*REQUIRED TASK*: Any pictures in the records below should be skipped; write out everything else exactly.

Data records
----------------
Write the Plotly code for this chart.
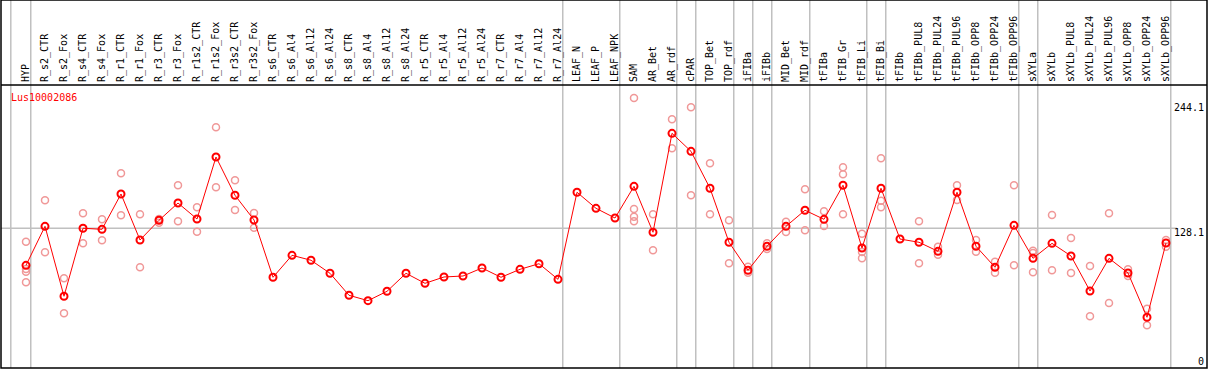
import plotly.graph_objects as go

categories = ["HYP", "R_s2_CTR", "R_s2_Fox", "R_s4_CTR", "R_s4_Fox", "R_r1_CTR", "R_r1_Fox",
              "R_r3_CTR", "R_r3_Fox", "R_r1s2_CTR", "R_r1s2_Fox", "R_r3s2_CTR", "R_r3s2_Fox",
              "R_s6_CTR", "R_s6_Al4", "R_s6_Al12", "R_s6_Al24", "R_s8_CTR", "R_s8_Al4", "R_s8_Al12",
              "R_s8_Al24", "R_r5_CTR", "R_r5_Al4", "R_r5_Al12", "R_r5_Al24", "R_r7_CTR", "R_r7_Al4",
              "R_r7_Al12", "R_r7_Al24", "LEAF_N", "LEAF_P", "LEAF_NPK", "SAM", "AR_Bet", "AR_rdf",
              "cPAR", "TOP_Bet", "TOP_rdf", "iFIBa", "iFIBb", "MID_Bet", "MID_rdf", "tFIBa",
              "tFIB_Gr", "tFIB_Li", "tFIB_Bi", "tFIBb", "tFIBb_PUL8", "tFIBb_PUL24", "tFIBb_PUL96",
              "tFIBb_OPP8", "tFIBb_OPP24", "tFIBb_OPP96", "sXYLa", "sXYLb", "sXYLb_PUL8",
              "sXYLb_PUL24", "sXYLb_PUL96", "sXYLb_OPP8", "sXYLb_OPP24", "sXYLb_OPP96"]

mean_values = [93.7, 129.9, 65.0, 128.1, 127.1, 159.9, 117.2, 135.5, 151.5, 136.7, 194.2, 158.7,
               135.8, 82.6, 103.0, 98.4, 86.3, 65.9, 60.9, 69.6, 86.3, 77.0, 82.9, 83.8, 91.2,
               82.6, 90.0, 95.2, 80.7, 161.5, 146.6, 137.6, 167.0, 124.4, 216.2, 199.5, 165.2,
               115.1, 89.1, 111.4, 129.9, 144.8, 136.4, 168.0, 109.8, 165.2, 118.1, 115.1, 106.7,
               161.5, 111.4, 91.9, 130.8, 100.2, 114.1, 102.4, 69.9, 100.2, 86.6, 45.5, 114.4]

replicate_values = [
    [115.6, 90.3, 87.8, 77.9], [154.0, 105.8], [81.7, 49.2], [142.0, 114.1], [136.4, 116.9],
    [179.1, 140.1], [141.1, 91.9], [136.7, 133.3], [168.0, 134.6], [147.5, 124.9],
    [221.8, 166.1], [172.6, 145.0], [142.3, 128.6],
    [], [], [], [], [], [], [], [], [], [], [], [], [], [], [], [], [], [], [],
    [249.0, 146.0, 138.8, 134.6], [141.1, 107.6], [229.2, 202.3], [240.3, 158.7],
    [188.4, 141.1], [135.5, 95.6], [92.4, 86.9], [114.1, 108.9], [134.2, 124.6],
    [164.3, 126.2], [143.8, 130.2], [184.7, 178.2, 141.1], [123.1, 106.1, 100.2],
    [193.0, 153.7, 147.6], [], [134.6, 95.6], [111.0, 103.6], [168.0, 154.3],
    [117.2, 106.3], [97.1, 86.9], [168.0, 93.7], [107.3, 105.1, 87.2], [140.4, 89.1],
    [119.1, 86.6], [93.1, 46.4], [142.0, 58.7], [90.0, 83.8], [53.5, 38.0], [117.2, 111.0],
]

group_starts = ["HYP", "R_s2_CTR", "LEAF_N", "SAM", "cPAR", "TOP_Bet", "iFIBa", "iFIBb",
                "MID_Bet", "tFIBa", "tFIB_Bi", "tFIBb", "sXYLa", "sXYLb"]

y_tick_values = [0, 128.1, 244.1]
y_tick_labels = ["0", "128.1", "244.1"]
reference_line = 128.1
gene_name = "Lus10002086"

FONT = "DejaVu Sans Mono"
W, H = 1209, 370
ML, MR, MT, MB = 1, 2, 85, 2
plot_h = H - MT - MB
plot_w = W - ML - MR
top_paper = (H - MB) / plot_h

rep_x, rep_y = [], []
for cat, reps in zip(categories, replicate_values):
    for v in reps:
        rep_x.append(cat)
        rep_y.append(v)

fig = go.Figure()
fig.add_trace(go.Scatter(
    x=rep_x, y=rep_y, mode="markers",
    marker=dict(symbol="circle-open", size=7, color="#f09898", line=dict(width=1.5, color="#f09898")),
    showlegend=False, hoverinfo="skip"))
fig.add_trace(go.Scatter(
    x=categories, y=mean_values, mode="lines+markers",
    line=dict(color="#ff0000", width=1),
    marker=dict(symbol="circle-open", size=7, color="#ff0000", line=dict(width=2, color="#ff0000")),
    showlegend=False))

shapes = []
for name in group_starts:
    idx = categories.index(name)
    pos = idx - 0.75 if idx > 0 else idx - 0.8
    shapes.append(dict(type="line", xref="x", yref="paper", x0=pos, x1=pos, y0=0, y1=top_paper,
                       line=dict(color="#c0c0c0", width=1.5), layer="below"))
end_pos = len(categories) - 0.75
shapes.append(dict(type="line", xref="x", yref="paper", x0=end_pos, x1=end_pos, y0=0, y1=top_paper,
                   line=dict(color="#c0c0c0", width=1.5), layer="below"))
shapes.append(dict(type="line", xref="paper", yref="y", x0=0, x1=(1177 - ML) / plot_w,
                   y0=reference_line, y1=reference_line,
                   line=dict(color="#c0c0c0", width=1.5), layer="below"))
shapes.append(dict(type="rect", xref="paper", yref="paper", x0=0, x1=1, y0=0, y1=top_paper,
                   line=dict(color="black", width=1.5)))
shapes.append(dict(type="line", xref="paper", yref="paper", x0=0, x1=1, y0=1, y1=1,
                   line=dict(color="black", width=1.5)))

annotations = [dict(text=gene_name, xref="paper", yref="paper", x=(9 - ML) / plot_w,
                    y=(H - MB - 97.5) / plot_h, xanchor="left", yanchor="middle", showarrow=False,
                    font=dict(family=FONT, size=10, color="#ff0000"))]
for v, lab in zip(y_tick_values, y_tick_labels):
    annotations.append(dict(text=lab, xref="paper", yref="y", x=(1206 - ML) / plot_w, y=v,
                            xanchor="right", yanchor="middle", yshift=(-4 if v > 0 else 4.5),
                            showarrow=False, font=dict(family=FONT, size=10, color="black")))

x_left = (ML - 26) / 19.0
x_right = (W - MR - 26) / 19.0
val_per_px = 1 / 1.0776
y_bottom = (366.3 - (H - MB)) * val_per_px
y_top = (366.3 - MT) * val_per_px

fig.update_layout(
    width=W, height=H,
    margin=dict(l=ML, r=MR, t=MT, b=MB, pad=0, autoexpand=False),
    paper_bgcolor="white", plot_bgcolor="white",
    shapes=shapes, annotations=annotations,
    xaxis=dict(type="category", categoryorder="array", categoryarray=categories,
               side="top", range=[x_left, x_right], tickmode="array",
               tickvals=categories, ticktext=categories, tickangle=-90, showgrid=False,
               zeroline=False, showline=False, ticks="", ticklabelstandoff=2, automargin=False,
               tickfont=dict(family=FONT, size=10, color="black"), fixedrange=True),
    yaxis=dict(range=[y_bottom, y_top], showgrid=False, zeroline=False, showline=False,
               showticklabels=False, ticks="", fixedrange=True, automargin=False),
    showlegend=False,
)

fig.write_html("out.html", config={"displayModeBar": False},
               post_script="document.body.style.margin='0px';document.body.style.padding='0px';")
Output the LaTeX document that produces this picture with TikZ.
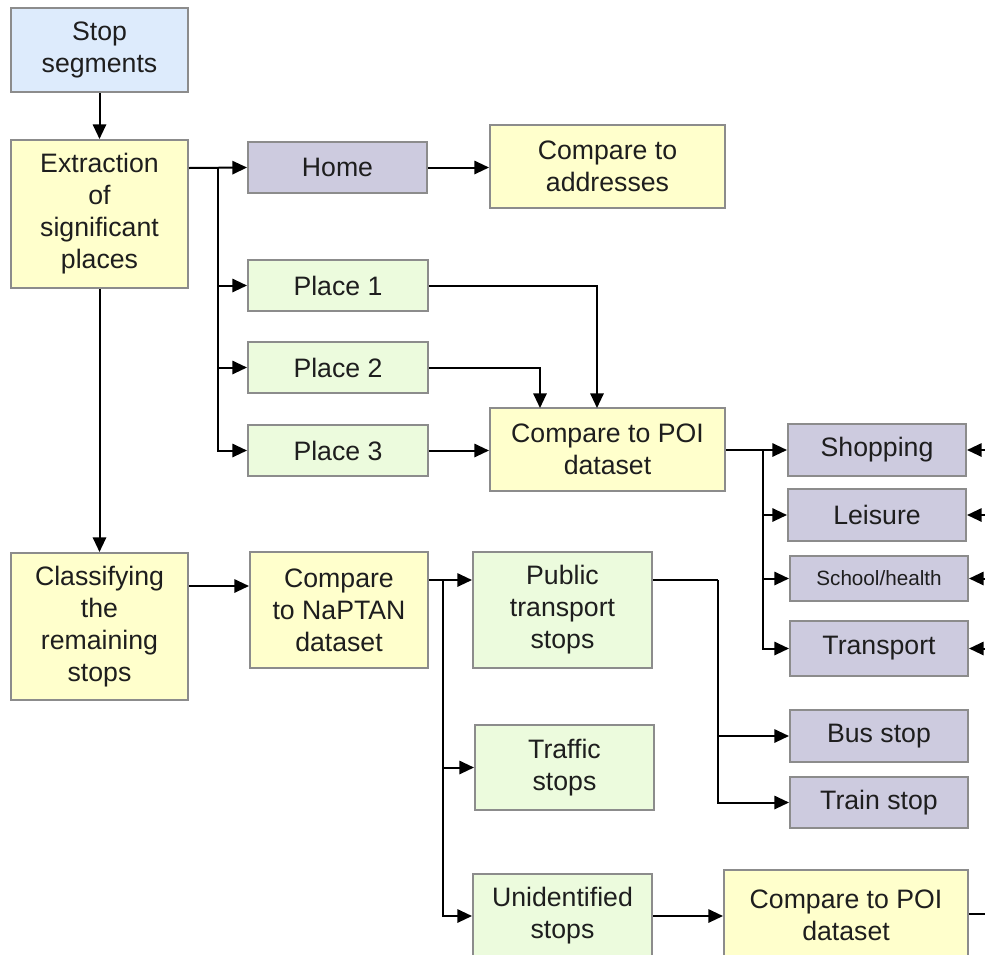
----------------
*REPLY TO THE TASK*:
Write the Plotly code for this chart.
import plotly.graph_objects as go

categories = ["HYP", "R_s2_CTR", "R_s2_Fox", "R_s4_CTR", "R_s4_Fox", "R_r1_CTR", "R_r1_Fox",
              "R_r3_CTR", "R_r3_Fox", "R_r1s2_CTR", "R_r1s2_Fox", "R_r3s2_CTR", "R_r3s2_Fox",
              "R_s6_CTR", "R_s6_Al4", "R_s6_Al12", "R_s6_Al24", "R_s8_CTR", "R_s8_Al4", "R_s8_Al12",
              "R_s8_Al24", "R_r5_CTR", "R_r5_Al4", "R_r5_Al12", "R_r5_Al24", "R_r7_CTR", "R_r7_Al4",
              "R_r7_Al12", "R_r7_Al24", "LEAF_N", "LEAF_P", "LEAF_NPK", "SAM", "AR_Bet", "AR_rdf",
              "cPAR", "TOP_Bet", "TOP_rdf", "iFIBa", "iFIBb", "MID_Bet", "MID_rdf", "tFIBa",
              "tFIB_Gr", "tFIB_Li", "tFIB_Bi", "tFIBb", "tFIBb_PUL8", "tFIBb_PUL24", "tFIBb_PUL96",
              "tFIBb_OPP8", "tFIBb_OPP24", "tFIBb_OPP96", "sXYLa", "sXYLb", "sXYLb_PUL8",
              "sXYLb_PUL24", "sXYLb_PUL96", "sXYLb_OPP8", "sXYLb_OPP24", "sXYLb_OPP96"]

mean_values = [93.7, 129.9, 65.0, 128.1, 127.1, 159.9, 117.2, 135.5, 151.5, 136.7, 194.2, 158.7,
               135.8, 82.6, 103.0, 98.4, 86.3, 65.9, 60.9, 69.6, 86.3, 77.0, 82.9, 83.8, 91.2,
               82.6, 90.0, 95.2, 80.7, 161.5, 146.6, 137.6, 167.0, 124.4, 216.2, 199.5, 165.2,
               115.1, 89.1, 111.4, 129.9, 144.8, 136.4, 168.0, 109.8, 165.2, 118.1, 115.1, 106.7,
               161.5, 111.4, 91.9, 130.8, 100.2, 114.1, 102.4, 69.9, 100.2, 86.6, 45.5, 114.4]

replicate_values = [
    [115.6, 90.3, 87.8, 77.9], [154.0, 105.8], [81.7, 49.2], [142.0, 114.1], [136.4, 116.9],
    [179.1, 140.1], [141.1, 91.9], [136.7, 133.3], [168.0, 134.6], [147.5, 124.9],
    [221.8, 166.1], [172.6, 145.0], [142.3, 128.6],
    [], [], [], [], [], [], [], [], [], [], [], [], [], [], [], [], [], [], [],
    [249.0, 146.0, 138.8, 134.6], [141.1, 107.6], [229.2, 202.3], [240.3, 158.7],
    [188.4, 141.1], [135.5, 95.6], [92.4, 86.9], [114.1, 108.9], [134.2, 124.6],
    [164.3, 126.2], [143.8, 130.2], [184.7, 178.2, 141.1], [123.1, 106.1, 100.2],
    [193.0, 153.7, 147.6], [], [134.6, 95.6], [111.0, 103.6], [168.0, 154.3],
    [117.2, 106.3], [97.1, 86.9], [168.0, 93.7], [107.3, 105.1, 87.2], [140.4, 89.1],
    [119.1, 86.6], [93.1, 46.4], [142.0, 58.7], [90.0, 83.8], [53.5, 38.0], [117.2, 111.0],
]

group_starts = ["HYP", "R_s2_CTR", "LEAF_N", "SAM", "cPAR", "TOP_Bet", "iFIBa", "iFIBb",
                "MID_Bet", "tFIBa", "tFIB_Bi", "tFIBb", "sXYLa", "sXYLb"]

y_tick_values = [0, 128.1, 244.1]
y_tick_labels = ["0", "128.1", "244.1"]
reference_line = 128.1
gene_name = "Lus10002086"

FONT = "DejaVu Sans Mono"
W, H = 1209, 370
ML, MR, MT, MB = 1, 2, 85, 2
plot_h = H - MT - MB
plot_w = W - ML - MR
top_paper = (H - MB) / plot_h

rep_x, rep_y = [], []
for cat, reps in zip(categories, replicate_values):
    for v in reps:
        rep_x.append(cat)
        rep_y.append(v)

fig = go.Figure()
fig.add_trace(go.Scatter(
    x=rep_x, y=rep_y, mode="markers",
    marker=dict(symbol="circle-open", size=7, color="#f09898", line=dict(width=1.5, color="#f09898")),
    showlegend=False, hoverinfo="skip"))
fig.add_trace(go.Scatter(
    x=categories, y=mean_values, mode="lines+markers",
    line=dict(color="#ff0000", width=1),
    marker=dict(symbol="circle-open", size=7, color="#ff0000", line=dict(width=2, color="#ff0000")),
    showlegend=False))

shapes = []
for name in group_starts:
    idx = categories.index(name)
    pos = idx - 0.75 if idx > 0 else idx - 0.8
    shapes.append(dict(type="line", xref="x", yref="paper", x0=pos, x1=pos, y0=0, y1=top_paper,
                       line=dict(color="#c0c0c0", width=1.5), layer="below"))
end_pos = len(categories) - 0.75
shapes.append(dict(type="line", xref="x", yref="paper", x0=end_pos, x1=end_pos, y0=0, y1=top_paper,
                   line=dict(color="#c0c0c0", width=1.5), layer="below"))
shapes.append(dict(type="line", xref="paper", yref="y", x0=0, x1=(1177 - ML) / plot_w,
                   y0=reference_line, y1=reference_line,
                   line=dict(color="#c0c0c0", width=1.5), layer="below"))
shapes.append(dict(type="rect", xref="paper", yref="paper", x0=0, x1=1, y0=0, y1=top_paper,
                   line=dict(color="black", width=1.5)))
shapes.append(dict(type="line", xref="paper", yref="paper", x0=0, x1=1, y0=1, y1=1,
                   line=dict(color="black", width=1.5)))

annotations = [dict(text=gene_name, xref="paper", yref="paper", x=(9 - ML) / plot_w,
                    y=(H - MB - 97.5) / plot_h, xanchor="left", yanchor="middle", showarrow=False,
                    font=dict(family=FONT, size=10, color="#ff0000"))]
for v, lab in zip(y_tick_values, y_tick_labels):
    annotations.append(dict(text=lab, xref="paper", yref="y", x=(1206 - ML) / plot_w, y=v,
                            xanchor="right", yanchor="middle", yshift=(-4 if v > 0 else 4.5),
                            showarrow=False, font=dict(family=FONT, size=10, color="black")))

x_left = (ML - 26) / 19.0
x_right = (W - MR - 26) / 19.0
val_per_px = 1 / 1.0776
y_bottom = (366.3 - (H - MB)) * val_per_px
y_top = (366.3 - MT) * val_per_px

fig.update_layout(
    width=W, height=H,
    margin=dict(l=ML, r=MR, t=MT, b=MB, pad=0, autoexpand=False),
    paper_bgcolor="white", plot_bgcolor="white",
    shapes=shapes, annotations=annotations,
    xaxis=dict(type="category", categoryorder="array", categoryarray=categories,
               side="top", range=[x_left, x_right], tickmode="array",
               tickvals=categories, ticktext=categories, tickangle=-90, showgrid=False,
               zeroline=False, showline=False, ticks="", ticklabelstandoff=2, automargin=False,
               tickfont=dict(family=FONT, size=10, color="black"), fixedrange=True),
    yaxis=dict(range=[y_bottom, y_top], showgrid=False, zeroline=False, showline=False,
               showticklabels=False, ticks="", fixedrange=True, automargin=False),
    showlegend=False,
)

fig.write_html("out.html", config={"displayModeBar": False},
               post_script="document.body.style.margin='0px';document.body.style.padding='0px';")
Output the LaTeX document that produces this picture with TikZ.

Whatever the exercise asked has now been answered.